Bookworms: Ender’s Game (1985) by Orson Scott Card
“All is fair in love and war.” – an old idiom
Ender’s Game is a book of contradictions. It is about children playing at war. It is about old men warring with children. It is about boys being boys and girls being boys. It is about the wisdom of the young confounding the knowledge of the old. It is about xenophobia and unity. It is about what is human and what is alien. It is about love as the best way to kill. It is about war as a game.
Ender’s Game stands as a paragon of science fiction. It does what science fiction does best: it makes the reader question fundamental beliefs. As long as there have been humans, there has been conflict, and sadly that conflict usually escalates into full scale violence: war. But is war really the best option, even in the face of annihilation? What does it mean to hate your enemy? What does it mean to love your enemy? If there can be no common ground, even between human and alien, what then does this show us about common ground between human and human?
Ender is chosen to be the last child commander of Earth’s galactic fleet in the last great war against an all powerful alien armada. He is chosen, ostensibly, because of his genius, his youthful creativity, and his will to survive. At least, that is what we are told. What we are shown is completely different. We are shown a commander that has no desire to command. A warrior who wishes he didn’t have to war. We are shown a combatant that only understands how to win combat when he loves his opponent. Ender only truly understands how to win when he understands what it means to be his enemy. The other things about Ender are all true: he will not back down from a fight if he is left no other choice. He is a genius. He is vastly creative. But none of those things make him Earth’s greatest commander. His compassion for his enemy does. His love for his troops does. His ability to feel the best emotions of humanity is what makes Ender a great commander.
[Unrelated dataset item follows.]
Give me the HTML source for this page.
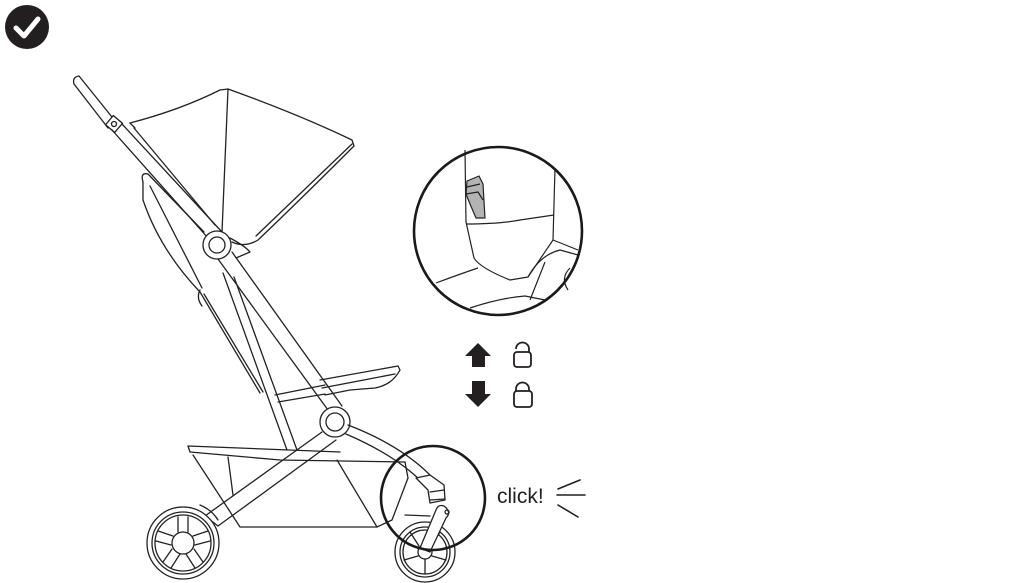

Ender’s journey is one of a child who does not understand himself who grows into a teenager who understands himself far too well. Ender defeats the alien enemy, to no one’s surprise. But Ender does not consider himself the hero everyone knows him to be. In winning the final battle, in winning every battle, Ender is a hero. He saves humanity itself from extinction. But Ender doesn’t care. He knows he is, in fact, a monster, because he had to annihilate an alien race to save the human race. Survival is the one great equalizer. Given a choice, all species will fight for survival no matter what, whether bug, or fish, or bear, or human, or alien. But is survival at the cost of another’s survival worth it? To Ender, it is not. To Ender, there is another ideal, a higher ideal: coexistence. At it’s heart, Ender’s Game is a war novel masquerading as a poem to peace. Peace is better than winning in war. Peace is better than triumph in life. If one cannot live life at peace with themselves, then life is not worth the living. If victory in war comes because everyone else is dead, then there is no victory and the war was in vain. A battle in which no one loses and a war in which no one dies, those are the conflicts worth fighting. Those are the wars that breed heroes. Ender understands this, Ender exemplifies this, Ender is this: the hero that is the monster.
That is just a small example of what makes Ender’s Game one of the best works of literature of our age, and why it should be read and discussed. As long as there are wars there will be war games, and as long as there are war games, we should understand the lessons that Ender’s Game teaches: loving your enemy is the only way to win, and refusing to fight is the only way to triumph.